In practice MCs do tend to certain things pretty regularly, albeit in slightly different ways according to their context, including:
- Food – ideally sharing a meal together
- Socializing/ laughing/ having fun
- Breaking Bread/ sharing Communion
- Story-telling (i.e. testimony), especially of things people are grateful to God for
- Bringing praise and worship to God
- Offering prayer for healing and prophetic encouragement to anyone who has particular need
- Studying the Scriptures together, especially from what God has been speaking to the leader (or whoever is leading that portion) about during the past week.
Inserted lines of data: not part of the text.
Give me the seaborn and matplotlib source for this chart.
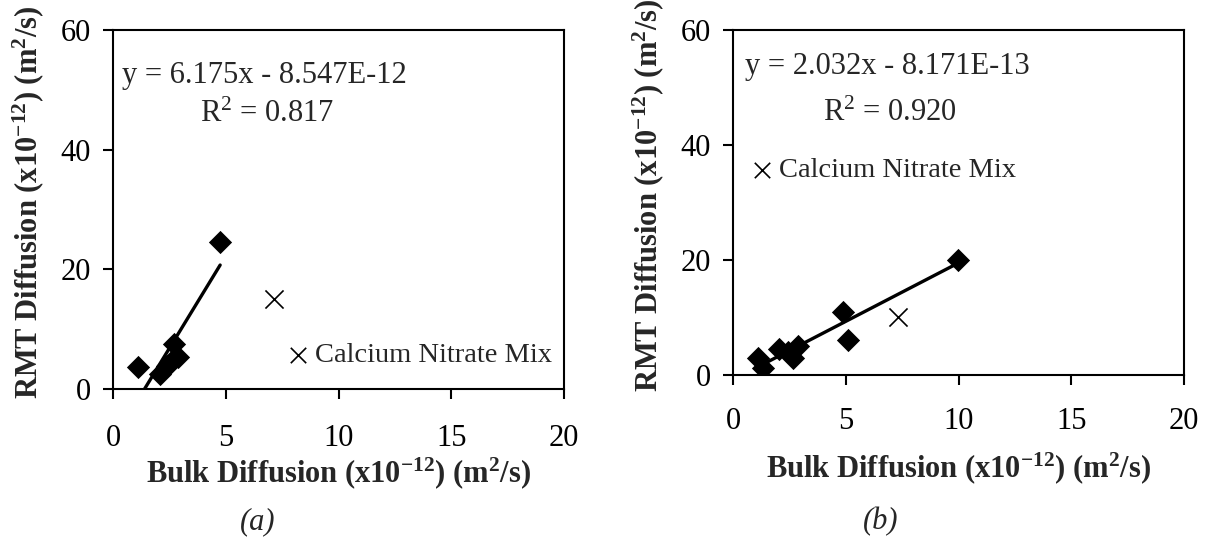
import matplotlib
matplotlib.use("Agg")
import matplotlib.pyplot as plt
import seaborn as sns
import numpy as np
import pandas as pd

# ---- data (x10^-12 m^2/s) ----
a_bulk = [1.08, 2.07, 2.37, 2.55, 2.70, 2.89, 4.74]
a_rmt = [3.6, 2.5, 3.9, 4.6, 7.5, 5.4, 24.5]
a_mix_bulk = [7.11]
a_mix_rmt = [15.1]
a_slope, a_intercept, a_r2 = 6.175, -8.547, 0.817
a_eq = "y = 6.175x - 8.547E-12"

b_bulk = [1.11, 1.30, 2.04, 2.44, 2.67, 2.89, 4.86, 5.11, 9.95]
b_rmt = [2.9, 1.3, 4.6, 4.05, 2.9, 5.0, 11.0, 6.1, 20.0]
b_mix_bulk = [7.3]
b_mix_rmt = [10.0]
b_slope, b_intercept, b_r2 = 2.032, -0.8171, 0.920
b_eq = "y = 2.032x - 8.171E-13"

x_ticks = [0, 5, 10, 15, 20]
y_ticks = [0, 20, 40, 60]
mix_label = "Calcium Nitrate Mix"

sns.set_style("ticks")
plt.rcParams["font.family"] = ["Liberation Serif", "DejaVu Serif"]
plt.rcParams["mathtext.fontset"] = "custom"
plt.rcParams["mathtext.rm"] = "Liberation Serif"
plt.rcParams["mathtext.it"] = "Liberation Serif:italic"
plt.rcParams["mathtext.bf"] = "Liberation Serif:bold"

FS = 22
fig = plt.figure(figsize=(12.12, 5.46), dpi=100)
ax_a = fig.add_axes([0.0935, 0.2875, 0.3719, 0.6575])
ax_b = fig.add_axes([0.6050, 0.3132, 0.3719, 0.6319])

panels = [
    (ax_a, a_bulk, a_rmt, a_mix_bulk, a_mix_rmt, a_slope, a_intercept, a_r2, a_eq,
     (0.37, 51.1), (3.85, 44.7), (0.378, 0.0947), -0.235, 18),
    (ax_b, b_bulk, b_rmt, b_mix_bulk, b_mix_rmt, b_slope, b_intercept, b_r2, b_eq,
     (0.5, 52.4), (4.0, 44.2), (0.033, 0.593), -0.27, 16),
]

for (ax, xb, yr, xm, ym, slope, icpt, r2, eq, eqpos, r2pos, legpos, xlab_y, pad) in panels:
    df = pd.DataFrame({"bulk": xb, "rmt": yr})
    xs = np.array([min(xb), max(xb)])
    fit = pd.DataFrame({"bulk": xs, "rmt": slope * xs + icpt})
    sns.lineplot(data=fit, x="bulk", y="rmt", ax=ax, color="black", lw=2.4, zorder=2)
    sns.scatterplot(data=df, x="bulk", y="rmt", ax=ax, marker="D", s=140,
                    color="black", edgecolor="black", linewidth=0, zorder=3)
    sns.scatterplot(x=xm, y=ym, ax=ax, marker="x", s=170, color="black",
                    linewidth=1.2, zorder=3, label=mix_label)
    ax.set_xlim(0, 20)
    ax.set_ylim(0, 60)
    ax.set_xticks(x_ticks)
    ax.set_yticks(y_ticks)
    for sp in ax.spines.values():
        sp.set_visible(True)
        sp.set_linewidth(1.5)
        sp.set_color("black")
    ax.tick_params(direction="out", length=7.2, width=1.5, color="black",
                   labelsize=FS, labelcolor="black")
    ax.tick_params(axis="x", pad=pad)
    ax.tick_params(axis="y", pad=9)
    ax.set_xlabel(r"Bulk Diffusion (x10$^{\mathbf{-12}}$) (m$^{\mathbf{2}}$/s)",
                  fontsize=FS, fontweight="bold")
    ax.set_ylabel(r"RMT Diffusion (x10$^{\mathbf{-12}}$) (m$^{\mathbf{2}}$/s)",
                  fontsize=FS, fontweight="bold")
    ax.xaxis.set_label_coords(0.5, xlab_y)
    ax.xaxis.label.set_va("center")
    ax.yaxis.set_label_coords(-0.19, 0.52)
    ax.yaxis.label.set_va("center")
    ax.text(eqpos[0], eqpos[1], eq, fontsize=FS, ha="left", va="baseline")
    ax.text(r2pos[0], r2pos[1], r"R$^{2}$ = %.3f" % r2, fontsize=FS, ha="left", va="baseline")
    ax.legend(loc="center left", bbox_to_anchor=legpos, frameon=False, fontsize=20.5,
              handlelength=1.0, handletextpad=0.1, borderpad=0, borderaxespad=0,
              markerscale=0.85)

fig.text(258 / 1212, 1 - 522 / 546, "(a)", fontsize=FS, style="italic", ha="center", va="center")
fig.text(881 / 1212, 1 - 522 / 546, "(b)", fontsize=FS, style="italic", ha="center", va="center")

fig.savefig("out.png", dpi=100, facecolor="white")
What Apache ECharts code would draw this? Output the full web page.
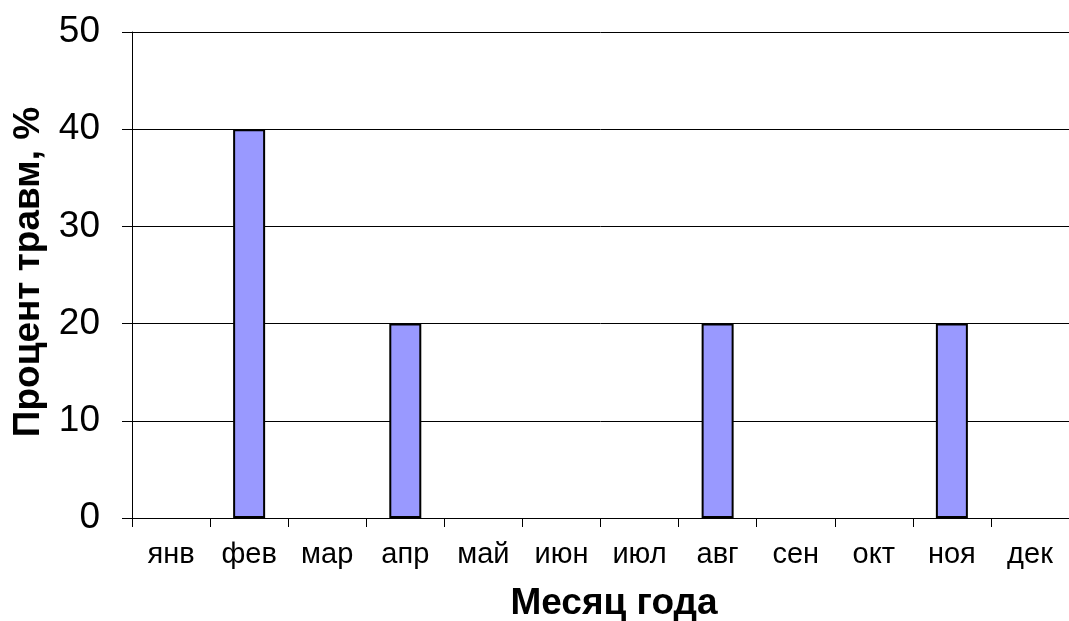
<!DOCTYPE html>
<html>
<head>
<meta charset="utf-8">
<script src="https://cdn.jsdelivr.net/npm/echarts@6/dist/echarts.min.js"></script>
<style>
  html, body { margin: 0; padding: 0; background: #fff; }
  #chart { width: 1069px; height: 621px; }
</style>
</head>
<body>
<div id="chart"></div>
<script>
// Months of the year
const months = ['янв', 'фев', 'мар', 'апр', 'май', 'июн', 'июл', 'авг', 'сен', 'окт', 'ноя', 'дек'];
// Share of injuries per month, %
const injuryPercent = [0, 40, 0, 20, 0, 0, 0, 20, 0, 0, 20, 0];
// Value axis range
const yMin = 0;
const yMax = 50;
const yStep = 10;

const yTitle = 'Процент травм, %';
const xTitle = 'Месяц года';

const FONT = '"Liberation Sans", Arial, sans-serif';

const chart = echarts.init(document.getElementById('chart'), null, { renderer: 'canvas' });

chart.setOption({
  animation: false,
  backgroundColor: '#ffffff',
  grid: { left: 132, top: 32, width: 943, bottom: 103, containLabel: false },
  xAxis: {
    type: 'category',
    data: months,
    boundaryGap: true,
    axisLine: { show: true, lineStyle: { color: '#000', width: 1 } },
    axisTick: { show: true, length: 9, inside: false, alignWithLabel: false, lineStyle: { color: '#000', width: 1 } },
    axisLabel: { color: '#000', fontFamily: FONT, fontSize: 29, margin: 22, interval: 0 },
    splitLine: { show: false }
  },
  yAxis: {
    type: 'value',
    min: yMin,
    max: yMax,
    interval: yStep,
    axisLine: { show: true, lineStyle: { color: '#000', width: 1 } },
    axisTick: { show: true, length: 10, inside: false, lineStyle: { color: '#000', width: 1 } },
    axisLabel: { color: '#000', fontFamily: FONT, fontSize: 37, margin: 32 },
    splitLine: { show: true, lineStyle: { color: '#000', width: 1 } }
  },
  graphic: [
    {
      type: 'text',
      x: 29,
      y: 272,
      rotation: Math.PI / 2,
      style: {
        text: yTitle,
        fill: '#000',
        font: 'bold 37px ' + FONT,
        textAlign: 'center',
        textVerticalAlign: 'middle'
      }
    },
    {
      type: 'text',
      x: 614,
      y: 604,
      style: {
        text: xTitle,
        fill: '#000',
        font: 'bold 37px ' + FONT,
        textAlign: 'center',
        textVerticalAlign: 'middle'
      }
    }
  ],
  series: [{
    type: 'bar',
    barWidth: 32,
    data: injuryPercent.map(v => ({
      value: v,
      itemStyle: v === 0 ? { borderWidth: 0 } : undefined
    })),
    itemStyle: { color: '#9999FF', borderColor: '#000', borderWidth: 2 }
  }]
});
</script>
</body>
</html>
- Praying for the wider community that you are seeking to reach, as well as for the MCs witness there
- Planning practicalities for mission activities

In addition to providing this list, Alex Absalom comments, "We would summarize this as a 1 Corinthians 11-14 model, which seems the fullest unpacking of how a church oikos [extended household] would meet and express its life together. From what Paul writes, it is also clear that those gatherings were led in such a way that people who weren't yet Christians could come in and be welcomed, without it throwing all the plans into confusion."

As well, a Missional Community will go OUT together in specific missional activities, to serve and witness to their place of calling. Such events need to be regular and rhythmic, so that the group sees this as an integral part of their life together. It should be no more a 'special' than meeting to eat together or pray together is.